U.S. won't retreat, BUsh says

Right response to terror is `to prevail,' U.N. is told

Addresses General Assembly

September 22, 2004|By Mark Matthews | Mark Matthews,SUN NATIONAL STAFF

WASHINGTON - Playing down future dangers in Iraq, President Bush vowed yesterday not to retreat in the face of violent setbacks and claimed that American-led invasions of Iraq and Afghanistan had boosted the long-term security of the world.

Speaking to the United Nations General Assembly in New York, Bush demanded that other nations "do more" to help Iraq move toward democracy and placed the war within a framework of a "new definition of security" for the 21st century that calls for "advancing the rights of mankind."

Later, Bush dismissed as "guessing" the grim assessment delivered to him two months ago in a 60-page report from the nation's intelligence community.

The report laid out three possible directions for Iraq that could unfold by the end of next year: all-out civil war, extremism and fragmentation of the country that impede progress, or a tenuous stability.

"The CIA laid out a - several scenarios that said, life could be lousy, life could be OK, life could be better. And they were just guessing as to what the conditions might be like," Bush said during a meeting with Iraq's interim prime minister, Ayad Allawi. The assessment, called a National Intelligence Estimate, was disclosed last week.

Although Bush never mentioned Democratic candidate John Kerry, the president's speech at the United Nations carried an implicit rebuttal of his opponent's harsh criticism Monday, as well as Kerry's statement that, if elected, he would seek to begin pulling forces out of Iraq next summer and hope to complete the withdrawal over four years.

At a rally last night in Orlando, Kerry responded:

"Does that make you feel safer? Does that give you confidence that this president knows what he's talking about? The CIA was `just guessing.'

"This president ought to be turning this CIA over, upside down, if that's all they were doing. And let me tell you, the CIA and the nation deserve a better assessment than that by the president."

Bush's speech came on the same day that a militant group in Iraq believed to be linked with al-Qaida claimed to have killed a second American, Jack Hensley, who was among three men taken hostage last Thursday.
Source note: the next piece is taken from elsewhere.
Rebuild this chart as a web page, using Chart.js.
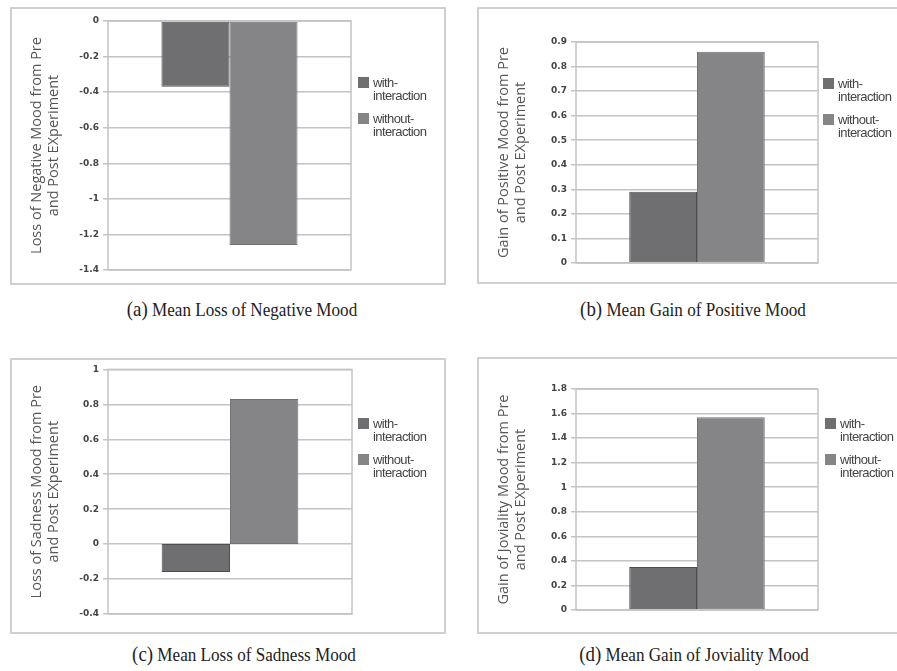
<!DOCTYPE html>
<html>
<head>
<meta charset="utf-8">
<script src="https://cdn.jsdelivr.net/npm/chart.js@4.4.1/dist/chart.umd.min.js"></script>
<style>
  body { margin: 0; width: 897px; height: 671px; overflow: hidden; background: #fff; position: relative; }
  .box { position: absolute; border: 2px solid #d0d0d0; box-sizing: border-box; overflow: hidden; }
  .box canvas { position: absolute; left: 0; top: 0; }
  .legend { position: absolute; font: 13px "Liberation Sans", Arial, sans-serif; color: #444; line-height: 13px; letter-spacing: -0.6px; }
  .legend .item { position: relative; padding-left: 15px; margin-bottom: 10px; white-space: nowrap; }
  .legend .sw { position: absolute; left: 0; top: 1px; width: 11px; height: 11px; }
  .cap { position: absolute; font: 19px "Liberation Serif", "Times New Roman", serif; color: #222; white-space: nowrap; transform: translateX(-50%) scaleX(0.9); }
  .cap b { font-weight: normal; font-size: 21px; }
</style>
</head>
<body>
<div class="box" style="left:10px;top:7px;width:436px;height:278px"><canvas id="chartA"></canvas></div>
<div class="box" style="left:477px;top:7px;width:440px;height:277px"><canvas id="chartB"></canvas></div>
<div class="box" style="left:10px;top:358px;width:436px;height:276px"><canvas id="chartC"></canvas></div>
<div class="box" style="left:477px;top:357px;width:440px;height:277px"><canvas id="chartD"></canvas></div>

<div class="cap" style="left:242px;top:297px"><b>(a)</b> Mean Loss of Negative Mood</div>
<div class="cap" style="left:693px;top:297px"><b>(b)</b> Mean Gain of Positive Mood</div>
<div class="cap" style="left:244px;top:642px"><b>(c)</b> Mean Loss of Sadness Mood</div>
<div class="cap" style="left:694px;top:642px"><b>(d)</b> Mean Gain of Joviality Mood</div>

<script>
// series names
const seriesNames = ["with-\ninteraction", "without-\ninteraction"];
const seriesColors = ["#6f6f72", "#858588"];
const seriesBorders = ["#4e4e50", "#727275"];

// values per panel [with-interaction, without-interaction]
const negativeMood = [-0.37, -1.26];
const positiveMood = [0.29, 0.86];
const sadnessMood = [-0.16, 0.83];
const jovialityMood = [0.35, 1.57];

// y axis ranges
const negativeTicks = { min: -1.4, max: 0, step: 0.2 };
const positiveTicks = { min: 0, max: 0.9, step: 0.1 };
const sadnessTicks = { min: -0.4, max: 1, step: 0.2 };
const jovialityTicks = { min: 0, max: 1.8, step: 0.2 };

const negativeTitle = ["Loss of Negative Mood from Pre", "and Post EXperiment"];
const positiveTitle = ["Gain of Positive Mood from Pre", "and Post EXperiment"];
const sadnessTitle = ["Loss of Sadness Mood from Pre", "and Post EXperiment"];
const jovialityTitle = ["Gain of Joviality Mood from Pre", "and Post EXperiment"];

// border round the plot area
const plotBorder = {
  id: "plotBorder",
  afterDraw(chart) {
    const a = chart.chartArea;
    const ctx = chart.ctx;
    ctx.save();
    ctx.strokeStyle = "#c4c4c4";
    ctx.lineWidth = 1.5;
    ctx.strokeRect(a.left, a.top, a.right - a.left, a.bottom - a.top);
    ctx.restore();
  }
};

function makeChart(id, values, ticks, title, pad, axisWidth, legendPos) {
  const canvas = document.getElementById(id);
  const box = canvas.parentElement;
  canvas.width = box.clientWidth;
  canvas.height = box.clientHeight;
  canvas.style.width = box.clientWidth + "px";
  canvas.style.height = box.clientHeight + "px";

  new Chart(canvas, {
    type: "bar",
    data: {
      labels: [""],
      datasets: values.map((v, i) => ({
        label: seriesNames[i],
        data: [v],
        backgroundColor: seriesColors[i],
        borderColor: seriesBorders[i],
        borderWidth: 1,
        borderSkipped: false,
        categoryPercentage: 0.56,
        barPercentage: 1.0
      }))
    },
    options: {
      responsive: false,
      animation: false,
      layout: { padding: pad },
      plugins: { legend: { display: false }, tooltip: { enabled: false } },
      scales: {
        x: {
          ticks: { display: false },
          grid: { display: false },
          border: { display: false },
          afterFit: (s) => { s.height = 0; }
        },
        y: {
          min: ticks.min,
          max: ticks.max,
          ticks: {
            stepSize: ticks.step,
            color: "#444",
            font: { family: "DejaVu Sans", size: 9, weight: "bold" },
            padding: 4,
            callback: (v) => String(+v.toFixed(1))
          },
          grid: { color: "#c4c4c4", lineWidth: 1.5, tickLength: 5 },
          border: { display: false },
          title: {
            display: true,
            text: title,
            color: "#555",
            font: { family: "Open Sans", size: 14.5 },
            lineHeight: 1.0,
            padding: { top: 16, bottom: 0 }
          },
          afterFit: (s) => { s.width = axisWidth; }
        }
      }
    },
    plugins: [plotBorder]
  });

  // legend to the right of the plot
  const leg = document.createElement("div");
  leg.className = "legend";
  leg.style.left = legendPos[0] + "px";
  leg.style.top = legendPos[1] + "px";
  seriesNames.forEach((name, i) => {
    const item = document.createElement("div");
    item.className = "item";
    const sw = document.createElement("span");
    sw.className = "sw";
    sw.style.background = seriesColors[i];
    item.appendChild(sw);
    name.split("\n").forEach((line, j) => {
      if (j) item.appendChild(document.createElement("br"));
      item.appendChild(document.createTextNode(line));
    });
    leg.appendChild(item);
  });
  box.appendChild(leg);
}

makeChart("chartA", negativeMood, negativeTicks, negativeTitle, { left: 0, top: 12, right: 93, bottom: 13 }, 96, [346, 67]);
makeChart("chartB", positiveMood, positiveTicks, positiveTitle, { left: 0, top: 33, right: 97, bottom: 19 }, 97, [344, 68]);
makeChart("chartC", sadnessMood, sadnessTicks, sadnessTitle, { left: 0, top: 5, right: 92, bottom: 18 }, 96, [346, 57]);
makeChart("chartD", jovialityMood, jovialityTicks, jovialityTitle, { left: 0, top: 30, right: 97, bottom: 22 }, 97, [346, 58]);
</script>
</body>
</html>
On Monday, the group put a videotape on the Internet showing the beheading of an American engineer, Eugene Armstrong.

The president told the annual gathering of world leaders that such terrorism would likely increase in the weeks leading up to elections - set for October in Afghanistan and January in Iraq - and acknowledged, "The work ahead is demanding."

"But these difficulties will not shake our conviction that the future of Afghanistan and Iraq is a future of liberty. The proper response to difficulty is not to retreat. It is to prevail," Bush said.

Making Iraq a major focus of his first of two days at the United Nations seemed geared as much to Bush's domestic audience as to the attentive dignitaries in the assembly chamber, many of whom represent countries where the war - and the administration's overall foreign policy - are shown by polls to be widely unpopular.

Last week, U.N. Secretary-General Kofi Annan said for the first time that the war was "illegal" because the United States launched the invasion without explicit approval from the Security Council.

As he has before, Bush portrayed the war in Iraq and the more internationally accepted war in Afghanistan as parts of the same larger struggle against terrorism, a struggle he depicted in vivid language describing the school massacre early this month in Beslan, Russia.

Critics, including Kerry, have called the war in Iraq a costly distraction from the fight against al-Qaida and the hunt for its leader, Osama bin Laden.

But Bush told the assembly, "Eventually, there is no safe isolation from militant networks, or the failed states that shelter them, or outlaw regimes, or weapons of mass destruction. Eventually, there is no safety in looking away, seeking the quiet life by ignoring the struggles and oppression of others."

In the new century, he said, "Our security is not merely found in spheres of influence or some balance of power. The security of our world is found in the advancing rights of mankind."

He said Iraqi leader Saddam Hussein had ignored more than a decade of U.N. resolutions and finally had been threatened with "serious consequences" by the Security Council before the U.S.-led invasion. "When we say `serious consequences,' for the sake of peace, there must be serious consequences," he said.

Bush did not mention that the main reason for the council's threat was the assumption that Iraq possessed weapons of mass destruction or that the war cut short the work of international arms inspectors. No such weapons were found in Iraq.

In a broadening of recent statements on the stump that Americans are more secure because U.S. forces are waging war against terrorists in Iraq, Bush said the battle means that "peaceful nations around the world will never have to face them within our own borders."